The order of the chains in PDB file does not affect the occurrence of the error when processing the 34th chain. Hence, could this be due to the large system size causing the program to encounter issues similar to stack overflow problems?

No I don't think so. If it did I also think they would show up differently.

Does it work if you remove the afflicted/suspect chain from your input file? Does it have missing atoms in critical spots? What does the dssp output look like if you feed that specific DSSP input file to it?

DoubleSheep2 commented 10 months ago

I think I've identified the cause of the error, which might be related to atom serial number. Due to limitations in the PDB format, atom numbering can't go beyond 99999, and my system has a total of 230,000 atoms. When I adjusted all atom serial numbers to 99999, dssp threw error when processing the 7th chain. However, when I cyclically numbered atoms from 1 to 99999, the error occurred when processing the 42nd chain. Therefore, for larger systems, is there a preprocessing approach that can be employed?

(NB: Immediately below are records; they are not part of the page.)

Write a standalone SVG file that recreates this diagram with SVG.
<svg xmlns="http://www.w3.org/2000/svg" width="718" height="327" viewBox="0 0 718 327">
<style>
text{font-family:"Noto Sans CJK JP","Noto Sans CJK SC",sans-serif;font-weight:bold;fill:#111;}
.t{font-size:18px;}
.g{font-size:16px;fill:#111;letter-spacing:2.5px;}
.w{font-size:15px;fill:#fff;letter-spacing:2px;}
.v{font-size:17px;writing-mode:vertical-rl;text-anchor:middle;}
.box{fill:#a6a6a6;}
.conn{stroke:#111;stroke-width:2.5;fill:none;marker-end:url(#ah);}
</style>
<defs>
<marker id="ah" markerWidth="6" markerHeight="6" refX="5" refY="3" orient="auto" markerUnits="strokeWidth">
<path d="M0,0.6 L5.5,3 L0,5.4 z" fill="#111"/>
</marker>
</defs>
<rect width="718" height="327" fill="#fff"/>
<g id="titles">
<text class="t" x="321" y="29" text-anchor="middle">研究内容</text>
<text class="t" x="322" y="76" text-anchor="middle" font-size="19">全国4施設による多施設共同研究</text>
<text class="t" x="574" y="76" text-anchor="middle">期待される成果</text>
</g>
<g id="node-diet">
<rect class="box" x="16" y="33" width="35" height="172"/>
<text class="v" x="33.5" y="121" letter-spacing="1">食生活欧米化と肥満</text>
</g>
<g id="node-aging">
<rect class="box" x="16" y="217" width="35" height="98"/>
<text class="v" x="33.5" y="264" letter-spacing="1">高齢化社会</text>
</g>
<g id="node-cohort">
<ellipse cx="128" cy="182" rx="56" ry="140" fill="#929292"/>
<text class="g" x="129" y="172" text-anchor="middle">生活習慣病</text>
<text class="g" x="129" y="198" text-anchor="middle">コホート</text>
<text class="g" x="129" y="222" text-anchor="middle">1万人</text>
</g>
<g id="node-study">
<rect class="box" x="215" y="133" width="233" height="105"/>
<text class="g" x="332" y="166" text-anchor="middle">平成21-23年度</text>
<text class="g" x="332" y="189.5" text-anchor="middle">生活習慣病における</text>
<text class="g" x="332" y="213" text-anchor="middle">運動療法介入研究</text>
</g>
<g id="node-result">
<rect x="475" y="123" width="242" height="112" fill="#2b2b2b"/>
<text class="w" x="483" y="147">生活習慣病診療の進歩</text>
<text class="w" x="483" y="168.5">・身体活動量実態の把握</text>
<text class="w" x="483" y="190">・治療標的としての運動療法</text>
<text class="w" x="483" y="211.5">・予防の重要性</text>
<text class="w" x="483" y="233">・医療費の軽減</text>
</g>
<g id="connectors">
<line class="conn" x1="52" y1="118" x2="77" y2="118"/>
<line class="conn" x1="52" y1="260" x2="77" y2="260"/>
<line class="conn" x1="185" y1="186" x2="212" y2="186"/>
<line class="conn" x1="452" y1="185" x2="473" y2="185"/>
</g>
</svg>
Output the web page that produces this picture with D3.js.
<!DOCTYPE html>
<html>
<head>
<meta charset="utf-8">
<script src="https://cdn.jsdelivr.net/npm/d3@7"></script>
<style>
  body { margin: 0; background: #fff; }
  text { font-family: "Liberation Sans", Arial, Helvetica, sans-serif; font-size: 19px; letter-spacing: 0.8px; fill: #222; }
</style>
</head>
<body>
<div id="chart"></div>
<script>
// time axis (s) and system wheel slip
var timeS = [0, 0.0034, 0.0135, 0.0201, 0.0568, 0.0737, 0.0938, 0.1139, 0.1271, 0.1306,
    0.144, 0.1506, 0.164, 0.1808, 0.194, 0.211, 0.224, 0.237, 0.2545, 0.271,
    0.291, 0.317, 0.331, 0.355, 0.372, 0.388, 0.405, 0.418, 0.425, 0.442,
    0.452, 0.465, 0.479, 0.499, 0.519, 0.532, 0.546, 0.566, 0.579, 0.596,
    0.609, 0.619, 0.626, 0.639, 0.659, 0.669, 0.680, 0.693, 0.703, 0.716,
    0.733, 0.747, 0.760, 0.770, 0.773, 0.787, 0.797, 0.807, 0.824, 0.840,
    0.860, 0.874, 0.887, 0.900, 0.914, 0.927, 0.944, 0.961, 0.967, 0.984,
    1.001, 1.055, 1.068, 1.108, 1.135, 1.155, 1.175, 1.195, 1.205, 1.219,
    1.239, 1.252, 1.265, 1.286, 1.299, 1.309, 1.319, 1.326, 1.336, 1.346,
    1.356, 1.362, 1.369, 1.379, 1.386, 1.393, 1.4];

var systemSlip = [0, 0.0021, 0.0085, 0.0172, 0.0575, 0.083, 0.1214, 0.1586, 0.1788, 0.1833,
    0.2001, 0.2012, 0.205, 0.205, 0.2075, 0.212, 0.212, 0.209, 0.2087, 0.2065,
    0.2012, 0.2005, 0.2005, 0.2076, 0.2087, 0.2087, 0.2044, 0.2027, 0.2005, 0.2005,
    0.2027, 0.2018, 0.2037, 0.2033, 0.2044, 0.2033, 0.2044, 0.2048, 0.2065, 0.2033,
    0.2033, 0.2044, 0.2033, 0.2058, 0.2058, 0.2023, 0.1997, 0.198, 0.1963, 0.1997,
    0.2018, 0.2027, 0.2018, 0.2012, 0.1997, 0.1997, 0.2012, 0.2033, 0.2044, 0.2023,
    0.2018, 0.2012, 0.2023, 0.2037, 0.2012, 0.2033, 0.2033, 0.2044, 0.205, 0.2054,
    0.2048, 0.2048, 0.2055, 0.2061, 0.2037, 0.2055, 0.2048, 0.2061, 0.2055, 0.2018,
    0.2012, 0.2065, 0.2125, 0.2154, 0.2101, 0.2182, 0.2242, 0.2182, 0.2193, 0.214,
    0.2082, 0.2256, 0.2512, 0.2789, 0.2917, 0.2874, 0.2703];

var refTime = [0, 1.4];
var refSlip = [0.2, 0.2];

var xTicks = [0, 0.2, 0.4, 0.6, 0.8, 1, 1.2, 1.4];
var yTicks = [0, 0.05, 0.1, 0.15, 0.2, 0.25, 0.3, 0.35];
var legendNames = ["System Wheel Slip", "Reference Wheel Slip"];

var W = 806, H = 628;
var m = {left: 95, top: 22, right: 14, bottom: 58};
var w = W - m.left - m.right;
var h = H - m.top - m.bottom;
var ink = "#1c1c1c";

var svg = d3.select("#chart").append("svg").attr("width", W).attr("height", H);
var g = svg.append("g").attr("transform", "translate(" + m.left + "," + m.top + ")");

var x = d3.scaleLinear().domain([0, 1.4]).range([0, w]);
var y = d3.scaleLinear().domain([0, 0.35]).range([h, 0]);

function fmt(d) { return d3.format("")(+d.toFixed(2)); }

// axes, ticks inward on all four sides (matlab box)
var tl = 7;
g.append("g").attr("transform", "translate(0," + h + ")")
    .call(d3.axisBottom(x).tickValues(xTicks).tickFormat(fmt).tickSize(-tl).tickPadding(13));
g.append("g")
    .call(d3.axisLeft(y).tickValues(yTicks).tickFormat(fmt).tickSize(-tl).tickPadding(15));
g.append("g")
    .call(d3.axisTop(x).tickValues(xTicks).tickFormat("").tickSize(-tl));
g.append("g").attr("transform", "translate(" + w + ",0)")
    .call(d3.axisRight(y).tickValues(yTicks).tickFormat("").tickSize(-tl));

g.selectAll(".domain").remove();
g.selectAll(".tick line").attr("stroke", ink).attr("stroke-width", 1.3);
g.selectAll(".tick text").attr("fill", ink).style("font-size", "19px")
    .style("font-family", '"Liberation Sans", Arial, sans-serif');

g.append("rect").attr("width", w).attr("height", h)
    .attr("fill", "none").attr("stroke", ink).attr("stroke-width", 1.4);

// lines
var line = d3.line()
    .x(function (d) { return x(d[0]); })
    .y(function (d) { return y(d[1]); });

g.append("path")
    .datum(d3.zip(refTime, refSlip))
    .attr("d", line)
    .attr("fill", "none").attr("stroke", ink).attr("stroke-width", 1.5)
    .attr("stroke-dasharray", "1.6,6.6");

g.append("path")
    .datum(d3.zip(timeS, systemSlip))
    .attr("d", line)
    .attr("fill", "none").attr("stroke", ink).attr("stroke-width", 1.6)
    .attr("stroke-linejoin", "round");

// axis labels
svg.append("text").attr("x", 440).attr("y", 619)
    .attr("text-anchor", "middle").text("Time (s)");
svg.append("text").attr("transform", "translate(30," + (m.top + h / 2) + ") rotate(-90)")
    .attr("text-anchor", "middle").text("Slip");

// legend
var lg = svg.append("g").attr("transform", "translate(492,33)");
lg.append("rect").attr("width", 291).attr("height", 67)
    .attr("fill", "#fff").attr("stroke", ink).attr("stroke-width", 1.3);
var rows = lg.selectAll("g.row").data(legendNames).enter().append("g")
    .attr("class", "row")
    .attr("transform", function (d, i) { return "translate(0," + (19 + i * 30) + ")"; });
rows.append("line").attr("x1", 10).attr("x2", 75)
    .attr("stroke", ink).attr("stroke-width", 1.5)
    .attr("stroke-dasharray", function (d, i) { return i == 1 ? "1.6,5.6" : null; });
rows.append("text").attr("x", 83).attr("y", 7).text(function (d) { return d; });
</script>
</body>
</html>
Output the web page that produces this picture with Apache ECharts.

pckroon commented 10 months ago

Hmmn, I know for sure we've seen this issue before, but I can't remember the fix/workaround. How do the atom numbers look for the 42nd chain? It may be a reasonably quick solution to renumber the atoms when writing the PDB for dssp.

DoubleSheep2 commented 10 months ago

Thank you so much for your assistance. I tried numbering each chain's atoms starting from 1, and it resolved the issue. Even in a system with 140 chains, no errors occurred. Hopefully, this solution can help others as well.

pckroon commented 10 months ago

Thanks for confirming that fixes it (and I'm happy you found a workaround). I'll put it on the list to have the DSSP processor renumber atoms before writing the dssp input pdb files.